Every gardener should have at least one shovel in their arsenal. A rounded-blade digging shovel is excellent for planting flowers, trees, shrubs, and vegetables, while a flat-blade edging spade can be used to cut roots, edge a garden, neatly slice turf, or scrape bulk materials such as soil or mulch off of a flat surface. Look for shovels with a D-handle and wide step plate for added control and comfort.  


Even those without a lot of gardening know-how can benefit from a rake or two in their toolshed. A leaf rake features a wide, fan-like shape and is excellent for gathering and removing leaves from your lawn, but can also help clean up other debris in the yard like grass clippings.

A garden rake is ideal for cultivating and prepping the soil in your vegetable garden. You can also use a garden rake to leveling mulch or soil, or to remove thatch and moss from your lawn. You might also use it to scratch hard-packed soil to make it more porous.

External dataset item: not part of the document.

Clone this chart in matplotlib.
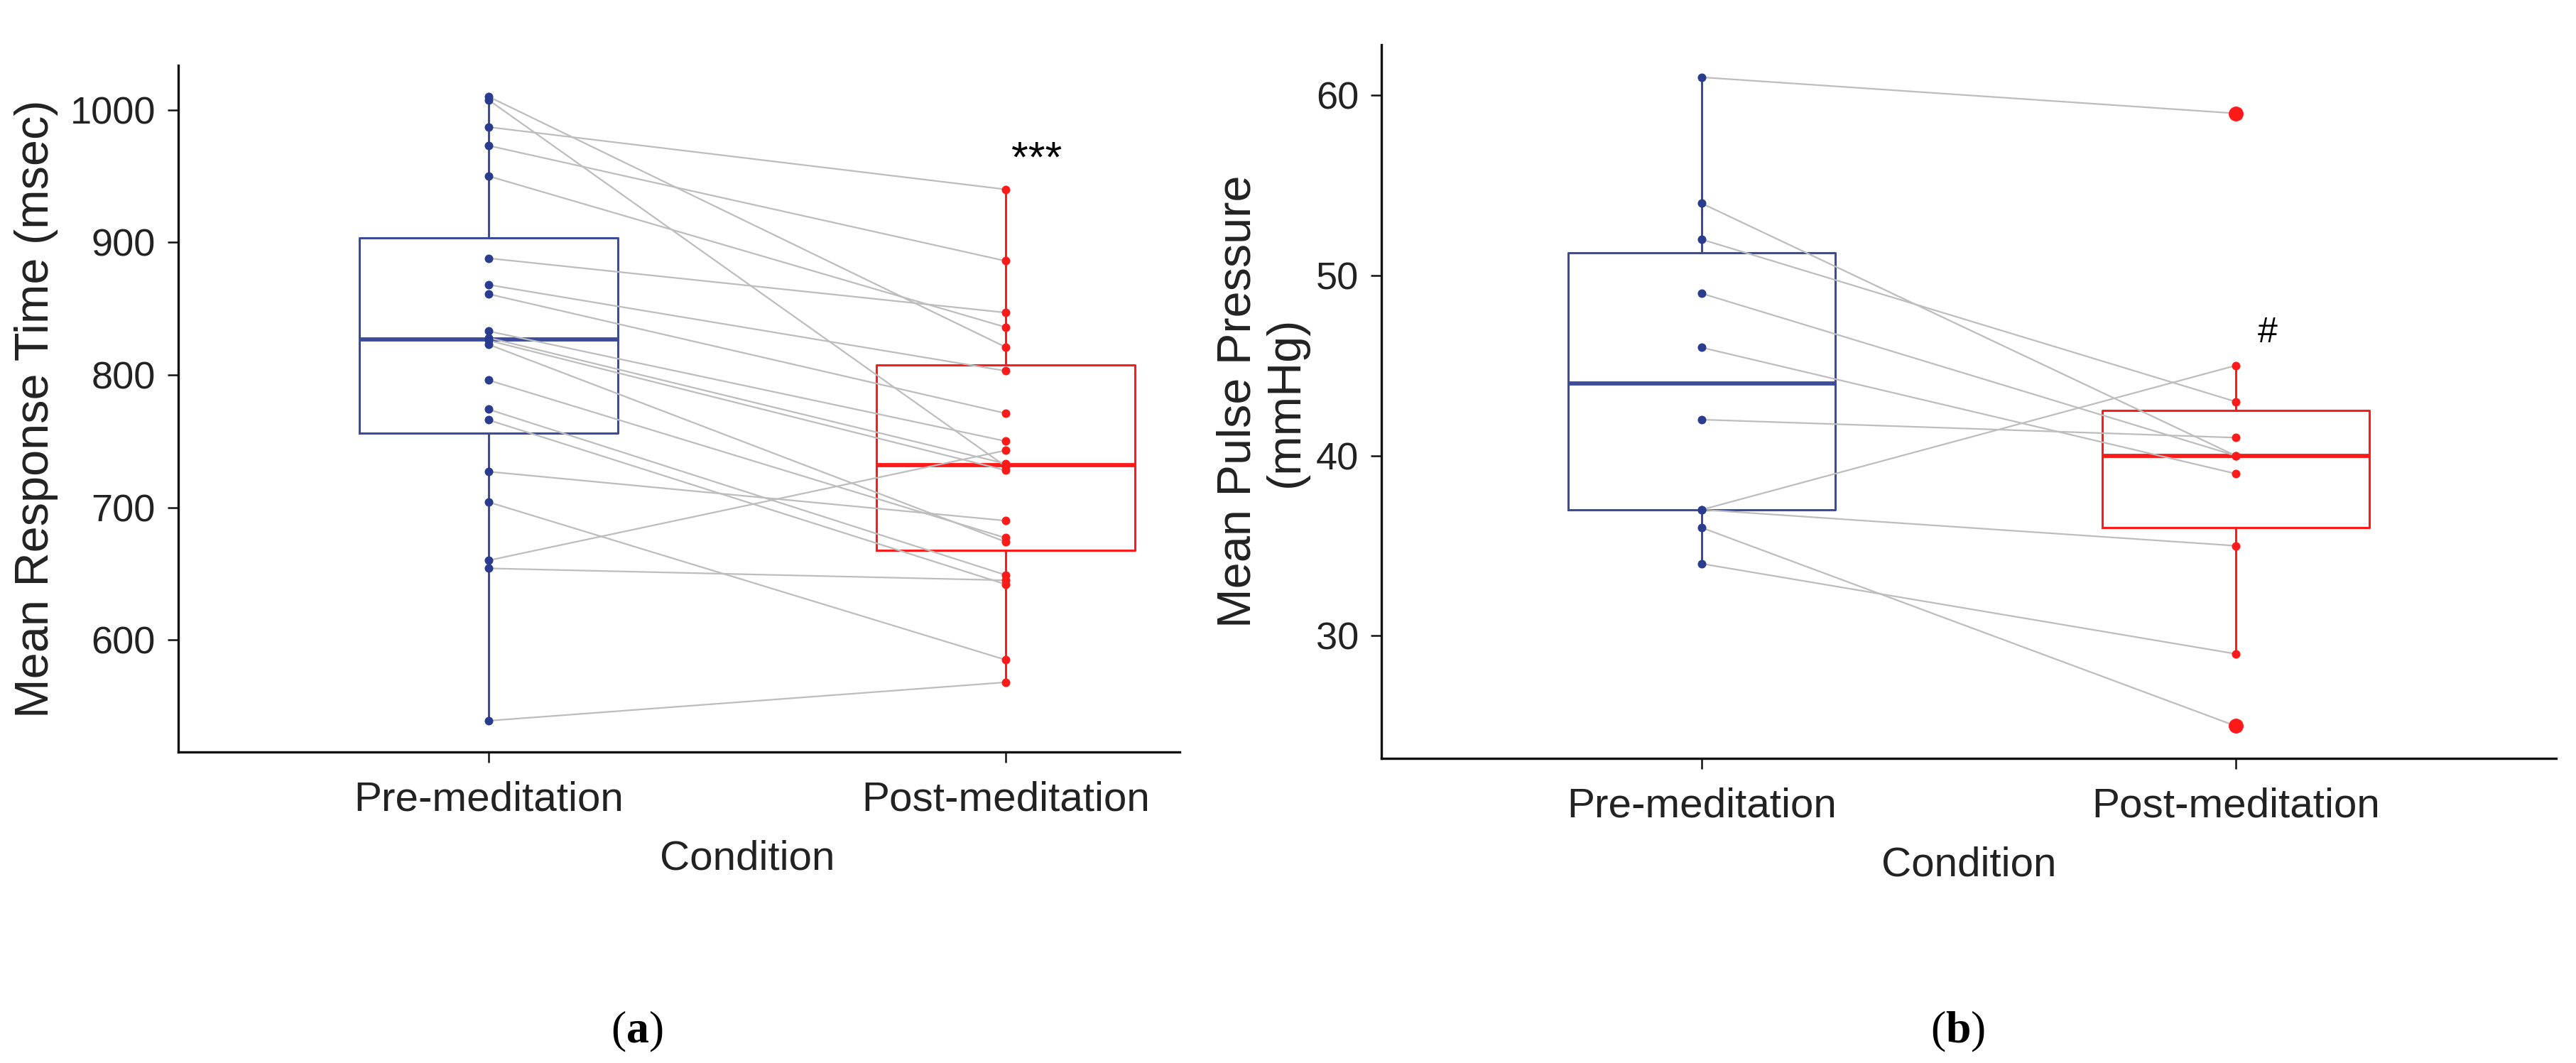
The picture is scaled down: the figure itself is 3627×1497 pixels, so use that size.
import numpy as np
import matplotlib
matplotlib.use('Agg')
from matplotlib import pyplot as plt

# values, paired by subject (pre[i] -> post[i])
conditions = ["Pre-meditation", "Post-meditation"]

pre_rt = [1010, 1007.5, 987, 973, 950, 888, 868, 861, 833, 828, 826, 823,
          796, 774, 766, 727, 704, 660, 654, 539]
post_rt = [821, 731, 940, 886, 836, 847, 803, 771, 750, 733, 728, 674,
           677, 649, 642, 690, 585, 743, 645, 568]
rt_ticks = [600, 700, 800, 900, 1000]

pre_pp = [61, 54, 52, 49, 46, 42, 37, 37, 36, 34]
post_pp = [59, 40, 43, 40, 39, 41, 45, 35, 25, 29]
pp_ticks = [30, 40, 50, 60]

BLUE_BOX = '#3B4C9C'
BLUE_PT = '#2A3C90'
RED = '#FF1A1A'
GREY = '#BDBDBD'
TEXT = '#222222'
SANS = ['Liberation Sans', 'DejaVu Sans']

plt.rcParams['font.family'] = SANS
plt.rcParams['mathtext.fontset'] = 'custom'
plt.rcParams['mathtext.rm'] = 'Liberation Serif'
plt.rcParams['mathtext.bf'] = 'Liberation Serif:bold'


def draw_panel(ax, pre, post, ticks):
    bp = ax.boxplot([pre, post], positions=[1, 2], widths=0.5, showcaps=False,
                    manage_ticks=False, whis=1.5)
    for i, col in enumerate([BLUE_BOX, RED]):
        bp['boxes'][i].set(color=col, linewidth=2.2, zorder=1.5)
        bp['medians'][i].set(color=col, linewidth=4.2, zorder=1.5)
        for w in bp['whiskers'][2 * i:2 * i + 2]:
            w.set(color=col, linewidth=2.2, zorder=1.5)
        bp['fliers'][i].set(marker='o', markerfacecolor=col, markeredgecolor=col,
                            markersize=14, zorder=3)

    # paired subject lines
    for a, b in zip(pre, post):
        ax.plot([1, 2], [a, b], color=GREY, linewidth=1.6, zorder=2)

    ax.scatter(np.ones(len(pre)), pre, s=75, color=BLUE_PT, zorder=3, linewidths=0)
    ax.scatter(np.full(len(post), 2), post, s=75, color=RED, zorder=3, linewidths=0)

    allv = pre + post
    lo, hi = min(allv), max(allv)
    pad = 0.05 * (hi - lo)
    ax.set_ylim(lo - pad, hi + pad)
    ax.set_yticks(ticks)
    ax.set_xticks([1, 2])
    ax.set_xticklabels(conditions)

    for s in ['top', 'right']:
        ax.spines[s].set_visible(False)
    for s in ['left', 'bottom']:
        ax.spines[s].set_linewidth(2.4)
        ax.spines[s].set_color('#111111')
    ax.tick_params(axis='both', length=11, width=1.8, color='#111111', labelcolor=TEXT)
    ax.tick_params(axis='y', pad=12, labelsize=39)
    ax.tick_params(axis='x', pad=18, labelsize=42)


fig = plt.figure(figsize=(36.27, 14.97), dpi=100)

ax1 = fig.add_axes([0.0692, 0.2926, 0.3888, 0.6459])
draw_panel(ax1, pre_rt, post_rt, rt_ticks)
ax1.set_xlim(0.4, 2.337)
ax1.text(0.568, -0.156, "Condition", transform=ax1.transAxes, ha='center', va='center',
         fontsize=42, color=TEXT)
ax1.text(-0.142, 0.5, "Mean Response Time (msec)", transform=ax1.transAxes,
         rotation=90, ha='center', va='center', fontsize=48, color=TEXT)
ax1.text(2.06, 962, "***", ha='center', va='center', fontsize=44, color='black')

ax2 = fig.add_axes([0.5363, 0.2866, 0.4559, 0.6712])
draw_panel(ax2, pre_pp, post_pp, pp_ticks)
ax2.set_xlim(0.4, 2.6)
ax2.text(0.5, -0.150, "Condition", transform=ax2.transAxes, ha='center', va='center',
         fontsize=42, color=TEXT)
ax2.text(-0.1016, 0.5, "Mean Pulse Pressure\n(mmHg)", transform=ax2.transAxes,
         rotation=90, ha='center', va='center', fontsize=48, color=TEXT,
         linespacing=1.1, multialignment='center')
ax2.text(2.06, 46.8, "#", ha='center', va='center', fontsize=36, color='black')

fig.text(0.2473, 0.0294, r"($\mathbf{a}$)", ha='center', va='center', fontsize=46,
         family='Liberation Serif')
fig.text(0.760, 0.0294, r"($\mathbf{b}$)", ha='center', va='center', fontsize=46,
         family='Liberation Serif')

fig.savefig('out.png', dpi=100, facecolor='white')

A hand trowel is invaluable for removing unwanted weeds or digging small holes, and makes fast work of sowing seeds if you grab one with stamped measurements on the front. Hold a trowel in your hand to see how comfortable the handle feels — and look for those that feature a seamless metal design solidly joined to the handle.

Pruning shears

A sharp pair of pruning shears is a must-have for clipping flowers, thinning dead branches, and harvesting vegetables. This is one item you want to invest in, as you’ll be using it so much. Look for models with non-slip handles and replacement parts.

Watering can

Whether you’re growing flowers, foliage, or food, a large, sturdy watering can will help ensure your garden gets the water it needs. While a sprayer attachment on the end of a hose is effective, it can sometimes be hard to get into tight spaces with, and is not as gentle as a quick pour from a watering can.

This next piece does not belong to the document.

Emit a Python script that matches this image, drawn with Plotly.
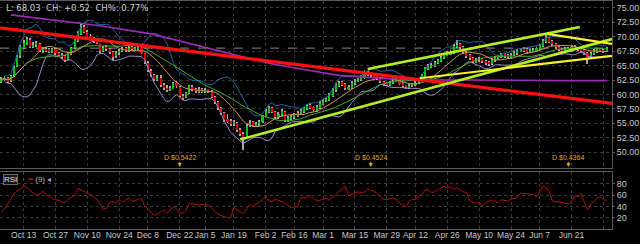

A wheelbarrow makes moving mulch, soil, and other heavy items around your lawn and garden a cinch. This is another investment piece that can last a lifetime if you choose wisely, so look for those with a strong bucket and two wheels for added stability.

Sprinkler and hose

Unless you have an in-ground sprinkler system, you’ll need to get water to your plants somehow — and a sprinkler and hose system makes that easier. Look for sprinklers with a sturdy base and adjustable spray nozzles, so that you can adjust the coverage to suit your space. For hoses, start with at least 50 feet, and consider expandable models if space is an issue. A hose reel can make storing your hose tidier and more convenient.

Kneeling pad

Kneeling in the garden all day can wreak havoc on your knees, which is why a kneeling pad should be in every gardener’s toolkit. They come in various shapes and sizes, and are generally made of a firm foam, although there are some that offer gel or memory foam cushioning. There are even some kneelers built with handles, that double as a garden bench. That way you can sit rather than kneel, if mobility or pain is a concern.

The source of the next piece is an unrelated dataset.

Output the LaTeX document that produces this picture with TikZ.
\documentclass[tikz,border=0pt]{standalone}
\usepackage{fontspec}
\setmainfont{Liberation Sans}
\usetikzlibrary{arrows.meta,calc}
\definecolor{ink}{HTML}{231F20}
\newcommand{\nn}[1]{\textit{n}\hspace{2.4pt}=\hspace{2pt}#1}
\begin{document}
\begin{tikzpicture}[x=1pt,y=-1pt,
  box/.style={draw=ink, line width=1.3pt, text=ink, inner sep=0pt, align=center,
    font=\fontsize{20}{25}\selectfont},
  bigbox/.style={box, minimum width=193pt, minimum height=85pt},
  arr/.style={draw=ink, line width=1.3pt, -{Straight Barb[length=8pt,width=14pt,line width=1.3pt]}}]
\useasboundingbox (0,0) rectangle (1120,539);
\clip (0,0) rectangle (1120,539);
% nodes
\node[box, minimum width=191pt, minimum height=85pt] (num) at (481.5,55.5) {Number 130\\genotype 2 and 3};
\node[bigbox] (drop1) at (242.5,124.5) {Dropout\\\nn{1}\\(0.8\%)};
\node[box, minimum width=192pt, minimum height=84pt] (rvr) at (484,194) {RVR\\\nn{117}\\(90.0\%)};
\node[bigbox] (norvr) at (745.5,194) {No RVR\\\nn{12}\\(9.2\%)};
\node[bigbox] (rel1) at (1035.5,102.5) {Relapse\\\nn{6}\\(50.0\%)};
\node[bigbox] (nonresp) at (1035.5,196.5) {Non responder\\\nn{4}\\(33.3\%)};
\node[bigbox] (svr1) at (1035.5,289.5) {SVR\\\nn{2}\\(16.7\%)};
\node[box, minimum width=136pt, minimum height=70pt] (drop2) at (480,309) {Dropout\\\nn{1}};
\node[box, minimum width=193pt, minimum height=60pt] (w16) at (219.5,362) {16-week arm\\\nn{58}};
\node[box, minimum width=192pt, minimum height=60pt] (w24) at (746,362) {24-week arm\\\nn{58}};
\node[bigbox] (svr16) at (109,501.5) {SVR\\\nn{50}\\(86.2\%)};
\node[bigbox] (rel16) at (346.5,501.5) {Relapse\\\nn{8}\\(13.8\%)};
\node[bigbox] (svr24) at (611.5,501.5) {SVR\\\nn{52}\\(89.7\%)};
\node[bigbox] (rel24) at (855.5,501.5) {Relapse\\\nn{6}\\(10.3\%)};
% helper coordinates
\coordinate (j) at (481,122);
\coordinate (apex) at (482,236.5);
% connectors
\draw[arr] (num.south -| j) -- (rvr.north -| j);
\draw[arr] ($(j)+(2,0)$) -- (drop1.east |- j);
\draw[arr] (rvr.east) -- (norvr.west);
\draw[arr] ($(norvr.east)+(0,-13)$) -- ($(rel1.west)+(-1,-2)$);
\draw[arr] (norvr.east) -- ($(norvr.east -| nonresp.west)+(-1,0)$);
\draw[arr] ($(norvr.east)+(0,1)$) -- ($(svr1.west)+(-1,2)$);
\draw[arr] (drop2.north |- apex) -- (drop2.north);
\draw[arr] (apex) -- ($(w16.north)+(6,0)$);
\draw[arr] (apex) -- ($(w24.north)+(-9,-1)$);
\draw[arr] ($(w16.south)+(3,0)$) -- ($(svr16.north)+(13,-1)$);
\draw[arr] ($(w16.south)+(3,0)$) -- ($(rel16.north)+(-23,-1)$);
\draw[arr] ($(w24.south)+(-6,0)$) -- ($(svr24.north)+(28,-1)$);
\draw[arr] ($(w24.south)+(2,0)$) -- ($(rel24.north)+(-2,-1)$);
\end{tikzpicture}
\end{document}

Your lawn and plants need three things to thrive: sunlight, water, and food. Ensure they’re getting the food they need by spreading a quality fertilizer from time to time. All fertilizers have three bold numbers on the label, which determine the grade. The first number is the amount of nitrogen, the second number is the amount of phosphorous, and the third number is the amount of potassium. Typical grades recommended for lawns and gardens include: 5-10-5; 5-10-10; 10-10-10; 8-0-24; 6-6-18. Check the bag to determine what application a specific blend of fertilizer is good for, and how often it should be applied.